Colombia Holds Benchmark Rate at 4.5% Amid Inflation Surge

Colombia’s central bank kept borrowing costs unchanged for an eighth straight month as consumer prices rise at the fastest pace in six years while the nation’s growth prospects dim.

The seven-member board voted unanimously to hold the benchmark rate at 4.5 percent, central bank Governor Jose Dario Uribe told reporters after the meeting. The decision was forecast by all 33 analysts surveyed by Bloomberg.

“The available data suggest a deceleration in consumption and of investment in some sectors,” Uribe said, reading the policy statement.

The central bank “reaffirms its commitment to maintain inflation and inflation expectations anchored at the target, acknowledging that there is a transitory increase in inflation,” he added A surge in food prices and a plunge in the peso have stoked the fastest inflation since 2009, deterring policy makers from acting to reverse a slowdown in growth.

With inflation expectations under control and Uribe indicating the oil shock is affecting the economy at the speed expected by the central bank, policy makers have no need for rate moves for now, according to Daniel Escobar, head analyst at Global Securities brokerage.

“The central bank is taking a neutral stance, signaling they likely won’t make a move in the near future,” Daniel Escobar, head analyst at Global Securities brokerage, said in a phone interview from Bogota.

There is a “slight” chance policy makers will cut the key rate toward year end should the economy decelerate more than expected and only if inflation drops below 4 percent, Escobar said.

Oil, Economy

Annual inflation accelerated to 4.56 percent in March, the highest rate after Brazil among the region’s major inflation-targeting economies.

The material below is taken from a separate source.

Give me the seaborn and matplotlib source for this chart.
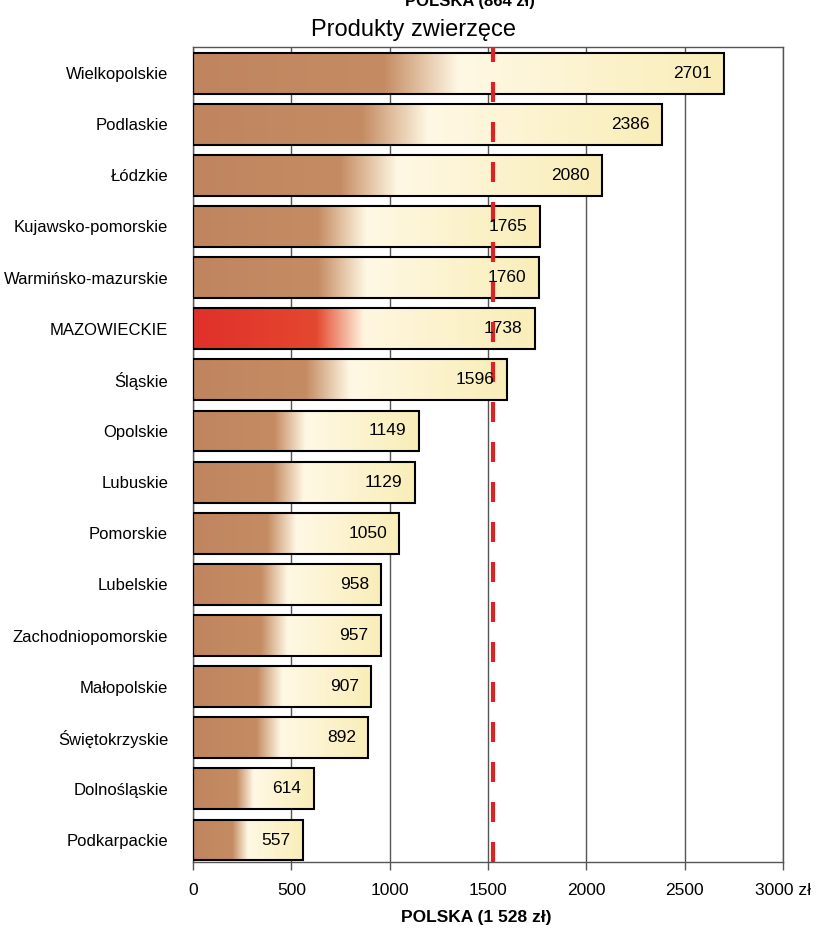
import numpy as np
import pandas as pd
import matplotlib
matplotlib.use('Agg')
import matplotlib.pyplot as plt
from matplotlib.colors import LinearSegmentedColormap
import seaborn as sns

# dane
regiony = ['Wielkopolskie', 'Podlaskie', 'Łódzkie', 'Kujawsko-pomorskie',
           'Warmińsko-mazurskie', 'MAZOWIECKIE', 'Śląskie', 'Opolskie',
           'Lubuskie', 'Pomorskie', 'Lubelskie', 'Zachodniopomorskie',
           'Małopolskie', 'Świętokrzyskie', 'Dolnośląskie', 'Podkarpackie']
wartosci = [2701, 2386, 2080, 1765, 1760, 1738, 1596, 1149,
            1129, 1050, 958, 957, 907, 892, 614, 557]
polska = 1528
x_ticks = [0, 500, 1000, 1500, 2000, 2500, 3000]
x_labels = ['0', '500', '1000', '1500', '2000', '2500', '3000 zł']

df = pd.DataFrame({'region': regiony, 'wartosc': wartosci})

sns.set_theme(style='white')
plt.rcParams['font.family'] = ['Liberation Sans', 'DejaVu Sans']
plt.rcParams['text.color'] = 'black'
plt.rcParams['xtick.color'] = 'black'
plt.rcParams['ytick.color'] = 'black'

fig = plt.figure(figsize=(8.18, 9.31), dpi=100)
ax = fig.add_axes([0.236, 0.0741, 0.721, 0.8754])

sns.barplot(data=df, x='wartosc', y='region', orient='h', color='#C0855F',
            edgecolor='black', linewidth=1.5, width=0.8, ax=ax)

# gradient jak w excelu
brown = LinearSegmentedColormap.from_list(
    'br', [(0, '#C0855F'), (0.36, '#C58C63'), (0.5, '#FFF8E4'), (1, '#F9EEB8')])
red = LinearSegmentedColormap.from_list(
    'rd', [(0, '#E0302A'), (0.36, '#E4482F'), (0.5, '#FFF6E0'), (1, '#F9EEB8')])
grad = np.linspace(0, 1, 256).reshape(1, -1)

for p, reg, val in zip(ax.patches, regiony, wartosci):
    x0, y0 = p.get_x(), p.get_y()
    w, h = p.get_width(), p.get_height()
    cmap = red if reg == 'MAZOWIECKIE' else brown
    im = ax.imshow(grad, cmap=cmap, extent=[x0, x0 + w, y0 + h, y0],
                   aspect='auto', interpolation='bilinear', zorder=2)
    im.set_clip_path(p)
    p.set_facecolor('none')
    p.set_zorder(3)
    ax.annotate(str(val), (x0 + w, y0 + h / 2), xytext=(-9, 0),
                textcoords='offset points', ha='right', va='center',
                fontsize=12.5, color='black', zorder=5)

ax.axvline(polska, color='#DD2222', lw=3, ls=(0, (4.8, 4.8)), zorder=4)

ax.set_xlim(0, 3000)
ax.set_ylim(15.43, -0.51)
ax.set_xticks(x_ticks)
ax.set_xticklabels(x_labels, fontsize=12.5)
ax.xaxis.grid(True, color='#555555', lw=1)
ax.set_axisbelow(True)
ax.tick_params(axis='x', bottom=True, length=6, width=1, color='#555555', pad=9)
ax.tick_params(axis='y', left=False, length=0, pad=18, labelsize=12)
for s in ax.spines.values():
    s.set_color('#555555')
    s.set_linewidth(1)
ax.set_xlabel('')
ax.set_ylabel('')

fig.text(0.505, 0.968, 'Produkty zwierzęce', ha='center', va='center', fontsize=17)
fig.text(0.575, 0.9936, 'POLSKA (864 zł)', ha='center', va='baseline',
         fontsize=12, fontweight='bold')
fig.text(0.582, 0.014, 'POLSKA (1 528 zł)', ha='center', va='center',
         fontsize=12.5, fontweight='bold')

fig.savefig('out.png', dpi=100)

The central bank targets inflation of 3 percent, plus or minus one percentage point. Uribe said the oil shock is hitting the economy at the expected magnitude and speed.

Economists surveyed by Bloomberg cut their forecast for 2015 growth to 3.6 percent from 4.8 percent over the past six months, as prices fell for Colombia’s oil, coal, coffee and gold.

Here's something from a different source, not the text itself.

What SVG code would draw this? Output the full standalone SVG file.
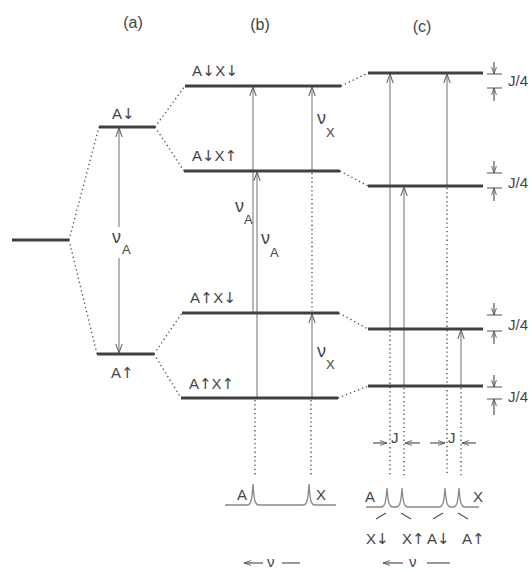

That would be Colombia’s weakest expansion since 2009, while outpacing the 0.9 percent growth that the International Monetary Fund forecasts for Latin America and the Caribbean as a whole.

Consumer confidence collapsed to its lowest in six years last month, while retail sales and industrial output were weaker than expected. The peso has fallen 21 percent over the past year as prices fell for crude, Colombia’s biggest export.